Título: O Judiciário nunca explicou à sociedade as suas funções
Autor: Recondo, Felipe
Fonte: O Estado de São Paulo, 05/02/2012, Nacional, p. A8

Criminalista avalia que duplicidade de entendimentos no STF não representa ruptura no Poder Judiciário

Um dos mais respeitados criminalistas brasileiros, Antônio Cláudio Mariz de Oliveira ainda tem dúvidas se o Judiciário está em crise, mas define: "Se for crise, é uma crise pedagógica". Para ele, a Justiça sempre foi um "poder hermético" e que nunca explicou à população suas funções. Embora defenda para o CNJ um papel ligeiramente diferente do que foi determinado pelo STF nesta semana - Mariz acredita que a corregedoria nacional deveria funcionar como um órgão de segunda instância -, ele diz que "a decisão correspondeu à expectativa daqueles que sempre acreditaram no Conselho Nacional de Justiça".

O placar apertado indica uma divisão mais profunda no tribunal ou estes rachas são esperados?

O Supremo já vinha sinalizando essa duplicidade de entendimentos. O fato de ter sido seis a cinco não representa absolutamente ruptura, porque o Judiciário é isso mesmo: os órgãos colegiados casuisticamente se dividem a favor ou contra determinada tese. De um modo geral, a decisão correspondeu à expectativa daqueles que sempre acreditaram - ou passaram a acreditar, que é o meu caso - no Conselho Nacional de Justiça. Acho que foi uma decisão que manteve as competências das corregedorias, mas não retirou o poder, ao contrário, fortaleceu, do CNJ.

Existem argumentos jurídicos para justificar o poder do CNJ de investigar magistrados juntamente às corregedorias locais?

Eu entendo que nas questões relacionadas a desembargadores, portanto na Justiça de segundo grau, a competência originária deve ser do CNJ. No entanto, no que diz respeito ao juiz de primeiro grau, eu acredito que as corregedorias locais devam ter esta competência. Deve haver um prazo para que as corregedorias terminem suas investigações e profiram suas decisões com possibilidade de o CNJ agir como instância de segundo grau.

O sr. acha que um órgão de controle externo ao Judiciário seria mais adequado?

Acho que não. Se forem obedecidas as atribuições constitucionais do CNJ, as coisas andarão bem.

E têm andado bem?

Muito. No início, eu era voz discordante na Ordem dos Advogados do Brasil, porque eu não tinha muita certeza da necessidade, da conveniência, de um órgão externo ao Judiciário. O que nós assistimos hoje é que o órgão CNJ não é externo ao Judiciário e está, efetivamente, realizando um excelente trabalho, razão pela qual eu dou a mão à palmatória e mudo a minha opinião.

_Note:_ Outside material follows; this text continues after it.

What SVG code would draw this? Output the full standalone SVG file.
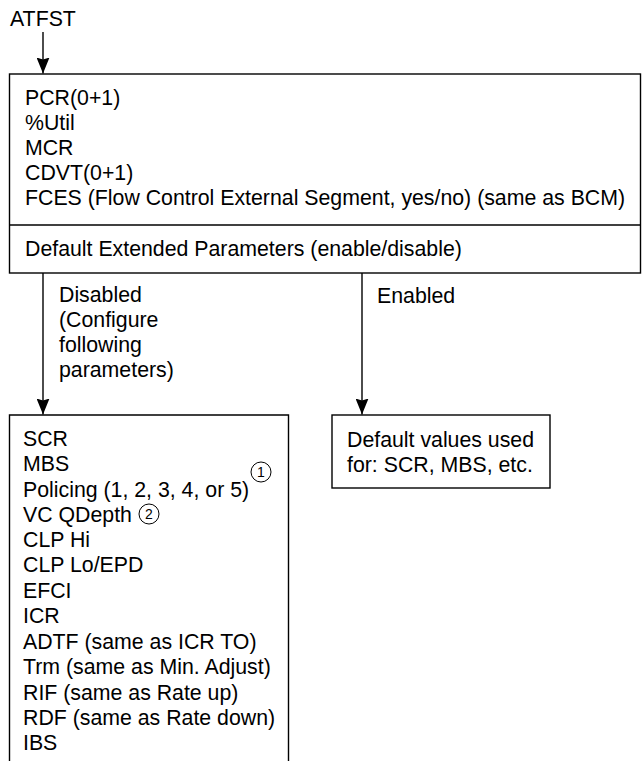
<svg xmlns="http://www.w3.org/2000/svg" width="642" height="761" viewBox="0 0 642 761">
<style>
text{font-family:"Liberation Sans",Arial,sans-serif;font-size:21.3px;fill:#000}
.box{fill:#fff;stroke:#000;stroke-width:1.4}
.ln{stroke:#000;stroke-width:1.4;fill:none}
.num{font-size:14px;text-anchor:middle}
.circ{fill:none;stroke:#000;stroke-width:1}
</style>
<defs>
<marker id="arr" markerWidth="16" markerHeight="13" refX="16" refY="6.5" orient="auto" markerUnits="userSpaceOnUse" viewBox="0 0 16 13">
<path d="M0,0 L16,6.5 L0,13 L2,6.5 Z" fill="#000"/>
</marker>
</defs>
<rect width="642" height="761" fill="#fff"/>
<g id="start">
<text x="10" y="26">ATFST</text>
</g>
<g id="main">
<rect class="box" x="9.5" y="74" width="631" height="199"/>
<line class="ln" x1="9.5" y1="225" x2="640.5" y2="225"/>
<text x="25" y="105">PCR(0+1)</text>
<text x="25" y="130">%Util</text>
<text x="25" y="155">MCR</text>
<text x="25" y="180">CDVT(0+1)</text>
<text x="25" y="205">FCES (Flow Control External Segment, yes/no) (same as BCM)</text>
<text x="25" y="256">Default Extended Parameters (enable/disable)</text>
</g>
<g id="disabled">
<path class="box" d="M9.5,761 L9.5,415 L288.5,415 L288.5,761"/>
<text x="23" y="446">SCR</text>
<text x="23" y="471">MBS</text>
<text x="23" y="497">Policing (1, 2, 3, 4, or 5)</text>
<circle class="circ" cx="261" cy="472" r="10"/>
<text class="num" x="261" y="477">1</text>
<text x="23" y="522">VC QDepth</text>
<circle class="circ" cx="149" cy="514" r="10"/>
<text class="num" x="149" y="519">2</text>
<text x="23" y="547">CLP Hi</text>
<text x="23" y="572">CLP Lo/EPD</text>
<text x="23" y="598">EFCI</text>
<text x="23" y="623">ICR</text>
<text x="23" y="649">ADTF (same as ICR TO)</text>
<text x="23" y="674">Trm (same as Min. Adjust)</text>
<text x="23" y="700">RIF (same as Rate up)</text>
<text x="23" y="725">RDF (same as Rate down)</text>
<text x="23" y="750">IBS</text>
</g>
<g id="enabled">
<rect class="box" x="332" y="415" width="218" height="73"/>
<text x="347" y="447">Default values used</text>
<text x="347" y="472">for: SCR, MBS, etc.</text>
</g>
<g id="connectors">
<line class="ln" x1="43" y1="32" x2="43" y2="73.5" marker-end="url(#arr)"/>
<line class="ln" x1="43" y1="273" x2="43" y2="414.5" marker-end="url(#arr)"/>
<line class="ln" x1="362" y1="273" x2="362" y2="414.5" marker-end="url(#arr)"/>
<text x="59" y="302">Disabled</text>
<text x="59" y="327">(Configure</text>
<text x="59" y="352">following</text>
<text x="59" y="377">parameters)</text>
<text x="377" y="303">Enabled</text>
</g>
</svg>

Por que existe tanta resistência do Judiciário à fiscalização externa?

Como os juízes têm independência e autonomia nas suas decisões, essa independência atinge o poder como um todo e o torna absolutamente impermeável a qualquer tipo de ingerência externa. Esta cultura está se modificando, até porque ela é incompatível com a democracia que nós pretendemos construir no País.

O que o sr. acha da insinuação de alguns magistrados de que a crise foi estimulada pelo julgamento do mensalão neste ano?

Acho uma ilação absolutamente gratuita. Não vejo nenhum liame, nenhuma ligação, entre o julgamento do mensalão e as questões que estão sendo postas para que a sociedade as discuta, para que o Judiciário se reveja e faça uma autocrítica.

O presidente do STF, ministro Cezar Peluso, rechaçou a ideia de que o Judiciário está em crise. Existe crise?

No Brasil, o Judiciário tem exercido suas funções, no sentido de dizer o direito, de dar a cada qual o que lhe é devido, de forma satisfatória. Há, no entanto, um aspecto do Judiciário que esta chamada crise talvez venha a remover. Esse aspecto diz respeito ao fato de ser o Judiciário um poder hermético, um poder que nunca agiu no sentido de explicar à sociedade quais suas funções, qual o seu objetivo primordial. Vale dizer: o Judiciário é, dos três, o poder mais desconhecido e talvez, por causa disto, o mais incompreendido. Era preciso que algo efetivamente acontecesse para que discutíssemos abertamente, com transparência, todo o Judiciário. Se é crise, se não é crise, eu não sei. Mas, se for crise, é uma crise pedagógica.